Tyndall operates under a unique agreement between the Minister for Further and Higher Education, Research, Innovation and Science and University College Cork (UCC). The Agreement defines the primary role of Tyndall as providing a national focal point for excellence in deep-tech research, development and graduate training at the convergence of micro & nano-electronics, photonics, materials and software, with the objective of having a significant impact on economic development and societal challenges in Ireland.
PRESENTER
Cian O’Mathuna is currently Head of the MicroNano Systems Centre at Tyndall National Institute, University College Cork, Ireland and a Research Professor at UCC School of Engineering. He graduated from UCC with a B.E. (Elec) and received MEngScience and PhD for his research at UCC's National Microelectronics Research Centre (NMRC), which evolved into Tyndall National Institute.
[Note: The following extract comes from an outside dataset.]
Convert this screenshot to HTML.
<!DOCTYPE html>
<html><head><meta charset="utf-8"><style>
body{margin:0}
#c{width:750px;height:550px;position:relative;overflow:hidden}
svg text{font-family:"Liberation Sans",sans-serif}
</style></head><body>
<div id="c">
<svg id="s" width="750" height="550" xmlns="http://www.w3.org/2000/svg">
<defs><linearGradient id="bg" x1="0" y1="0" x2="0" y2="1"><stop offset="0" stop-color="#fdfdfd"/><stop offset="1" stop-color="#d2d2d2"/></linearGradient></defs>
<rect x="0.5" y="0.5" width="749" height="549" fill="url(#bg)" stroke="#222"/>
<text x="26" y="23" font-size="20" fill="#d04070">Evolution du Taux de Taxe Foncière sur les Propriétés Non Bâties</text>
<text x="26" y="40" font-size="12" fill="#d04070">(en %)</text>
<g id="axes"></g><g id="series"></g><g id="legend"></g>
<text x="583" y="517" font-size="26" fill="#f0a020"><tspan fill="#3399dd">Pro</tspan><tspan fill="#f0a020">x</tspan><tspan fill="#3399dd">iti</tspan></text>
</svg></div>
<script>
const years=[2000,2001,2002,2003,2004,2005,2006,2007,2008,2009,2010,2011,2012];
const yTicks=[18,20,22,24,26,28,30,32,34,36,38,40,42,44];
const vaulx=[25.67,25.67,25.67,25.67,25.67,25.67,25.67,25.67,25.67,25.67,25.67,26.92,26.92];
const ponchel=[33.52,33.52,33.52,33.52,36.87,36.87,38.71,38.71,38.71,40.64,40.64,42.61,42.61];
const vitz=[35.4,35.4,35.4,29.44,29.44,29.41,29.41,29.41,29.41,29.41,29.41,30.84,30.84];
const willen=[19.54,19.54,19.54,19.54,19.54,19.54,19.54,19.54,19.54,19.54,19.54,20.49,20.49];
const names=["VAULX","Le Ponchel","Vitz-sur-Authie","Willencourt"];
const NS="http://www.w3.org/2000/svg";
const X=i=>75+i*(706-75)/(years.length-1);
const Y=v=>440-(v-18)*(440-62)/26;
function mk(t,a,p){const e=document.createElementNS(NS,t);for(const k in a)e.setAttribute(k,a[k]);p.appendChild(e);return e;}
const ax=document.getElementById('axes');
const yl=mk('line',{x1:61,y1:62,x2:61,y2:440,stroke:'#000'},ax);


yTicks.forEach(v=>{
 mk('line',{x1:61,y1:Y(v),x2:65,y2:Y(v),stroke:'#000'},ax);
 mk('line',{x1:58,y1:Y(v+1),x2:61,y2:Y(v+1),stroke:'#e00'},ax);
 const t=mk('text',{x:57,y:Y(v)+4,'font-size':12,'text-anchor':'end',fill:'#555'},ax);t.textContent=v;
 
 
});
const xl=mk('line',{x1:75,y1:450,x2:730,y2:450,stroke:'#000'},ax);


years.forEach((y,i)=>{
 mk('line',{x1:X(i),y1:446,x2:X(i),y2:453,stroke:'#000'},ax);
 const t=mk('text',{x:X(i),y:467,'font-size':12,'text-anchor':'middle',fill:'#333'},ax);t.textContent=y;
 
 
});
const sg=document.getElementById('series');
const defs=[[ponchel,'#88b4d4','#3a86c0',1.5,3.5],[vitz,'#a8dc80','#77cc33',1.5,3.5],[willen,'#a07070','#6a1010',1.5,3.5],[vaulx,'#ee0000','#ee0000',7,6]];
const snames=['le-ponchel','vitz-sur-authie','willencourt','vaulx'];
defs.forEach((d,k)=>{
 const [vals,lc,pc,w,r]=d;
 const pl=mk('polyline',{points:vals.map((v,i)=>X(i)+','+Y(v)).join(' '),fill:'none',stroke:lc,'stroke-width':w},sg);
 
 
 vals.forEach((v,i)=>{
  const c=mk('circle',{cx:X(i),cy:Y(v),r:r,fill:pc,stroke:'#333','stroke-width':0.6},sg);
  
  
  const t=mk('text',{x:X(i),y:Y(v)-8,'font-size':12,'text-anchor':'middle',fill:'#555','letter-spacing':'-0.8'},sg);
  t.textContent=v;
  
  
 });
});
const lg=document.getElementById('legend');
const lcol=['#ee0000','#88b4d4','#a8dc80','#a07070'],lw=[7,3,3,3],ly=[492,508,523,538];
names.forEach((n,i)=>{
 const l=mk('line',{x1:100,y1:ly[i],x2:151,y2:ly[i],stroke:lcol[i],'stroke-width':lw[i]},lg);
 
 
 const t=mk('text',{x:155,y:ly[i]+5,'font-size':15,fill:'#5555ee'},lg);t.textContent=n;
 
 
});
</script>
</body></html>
His research is focused on the convergence of microelectronics and microsystems to “make and power smart things for the future 1 trillion sensor economy”. He is co-founder of Irish industry-academic research clusters in surface mount technology (Smart Group Ireland), wireless sensor networks (WiSEN) and power electronics (PEIG). In 2010, he was an Irish Government appointee on the National Innovation Task Force Implementation Group. Prof. Ó Mathúna’s research, over two decades, into the miniaturisation and integration of magnetics-on-silicon, has played a key role in disruptive developments in integrated power management for applications in portable electronics and high performance computing. Using semiconductor processing of thin-film magnetics, Ó Mathúna’s team have made bulky power magnetic components disappear onto silicon chips. In 2008, Prof. Ó Mathúna founded the International Workshop on Power Supply on Chip (PwrSoC) which has become the highly-influential flagship workshop for the IEEE Power Electronics Society and the US-based Power Sources Manufacturers Association (PSMA).
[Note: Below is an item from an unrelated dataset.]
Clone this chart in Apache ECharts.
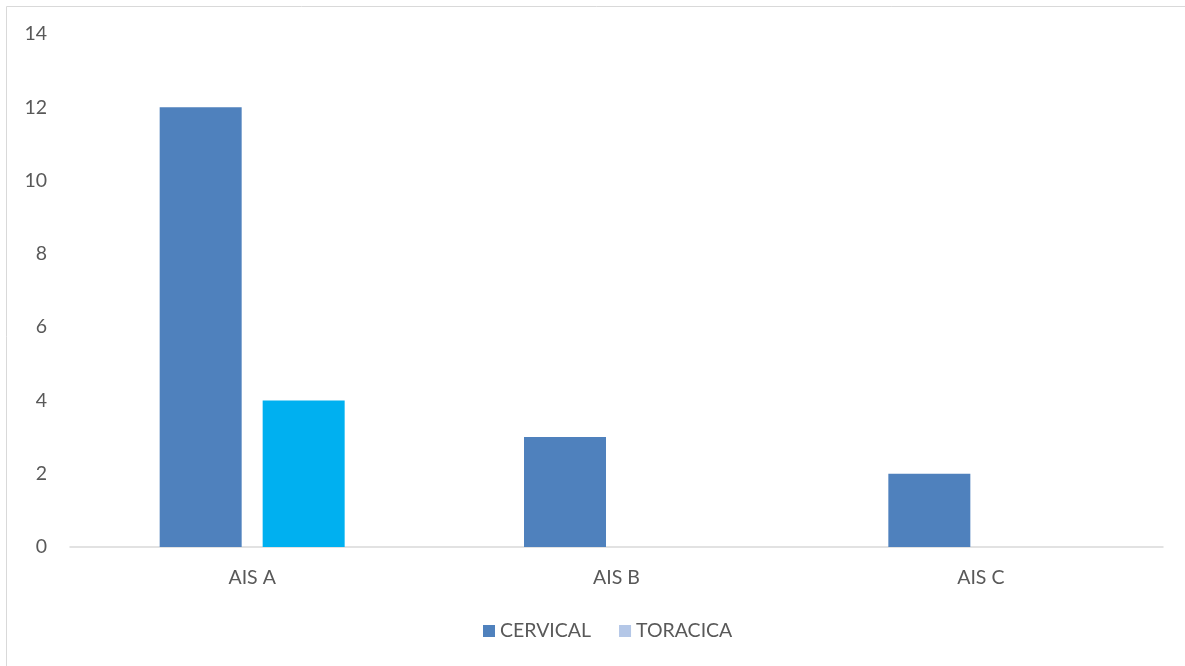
<!DOCTYPE html>
<html>
<head>
<meta charset="utf-8">
<script src="https://cdn.jsdelivr.net/npm/echarts@6/dist/echarts.min.js"></script>
<style>
  html, body { margin: 0; padding: 0; background: #fff; }
  #chart { width: 1185px; height: 666px; }
</style>
</head>
<body>
<div id="chart"></div>
<script>
// Injury level by AIS grade
const categories = ['AIS A', 'AIS B', 'AIS C'];
const cervical = [12, 3, 2];
const toracica = [4, 0, 0];
const yTicks = { min: 0, max: 14, interval: 2 };

const textColor = '#595959';
const fontFamily = 'Lato, "Open Sans", sans-serif';
const fontSize = 19.5;

const chart = echarts.init(document.getElementById('chart'));
chart.setOption({
  animation: false,
  graphic: [{
    type: 'rect',
    shape: { x: 6.5, y: 6.5, width: 1300, height: 800 },
    style: { fill: 'none', stroke: '#d9d9d9', lineWidth: 1 }
  }],
  grid: { left: 70, right: 22, top: 34, bottom: 119 },
  legend: {
    bottom: 20,
    left: 478,
    itemWidth: 12,
    itemHeight: 12,
    itemGap: 28,
    icon: 'rect',
    textStyle: { color: textColor, fontSize: fontSize, fontFamily: fontFamily },
    data: ['CERVICAL', 'TORACICA']
  },
  xAxis: {
    type: 'category',
    data: categories,
    axisLine: { lineStyle: { color: '#d9d9d9', width: 1.5 } },
    axisTick: { show: false },
    axisLabel: { color: textColor, fontSize: fontSize, fontFamily: fontFamily, margin: 21 }
  },
  yAxis: {
    type: 'value',
    min: yTicks.min,
    max: yTicks.max,
    interval: yTicks.interval,
    splitLine: { show: false },
    axisLine: { show: false },
    axisTick: { show: false },
    axisLabel: { color: textColor, fontSize: fontSize, fontFamily: fontFamily, margin: 23 }
  },
  series: [
    {
      name: 'CERVICAL',
      type: 'bar',
      data: cervical,
      barWidth: 82,
      barGap: '25.6%',
      itemStyle: { color: '#4f81bd' }
    },
    {
      name: 'TORACICA',
      type: 'bar',
      data: toracica.map(v => ({ value: v, itemStyle: { color: '#00b0f0' } })),
      barWidth: 82,
      itemStyle: { color: '#b4c7e7' }
    }
  ]
});
</script>
</body>
</html>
Through his leadership in PwrSoC, and his extensive collaborations with world-leading industry players, in Europe, USA and Asia, Ó Mathúna has had a significant influence on the emergence of a global supply-chain that can deliver high-volume production of magnetics-on-silicon for use in commercial product.
Prof. Ó Mathúna and the Tyndall team have also won UCC Awards for Leadership, Research Team of the Year and Invention of the Year. In 2013, Cian was elevated to IEEE Fellow, the highest global accolade in Electrical and Electronic Engineering with the citation “for leadership in the development of power supply using micromagnetics on silicon”. In 2021, the Prof. Ó Mathúna and the team at Tyndall received two awards recognising their research and global impact in MagIC technology. These awards were the IEEE Power Electronics Society Technical Achievement Award for Integration and Miniaturisation of Switching Power Converters from the Institute of Electrical and Electronics Engineers and an EARTO Innovation Award for Impact Expected from the European Association of Research and Technology Organisations.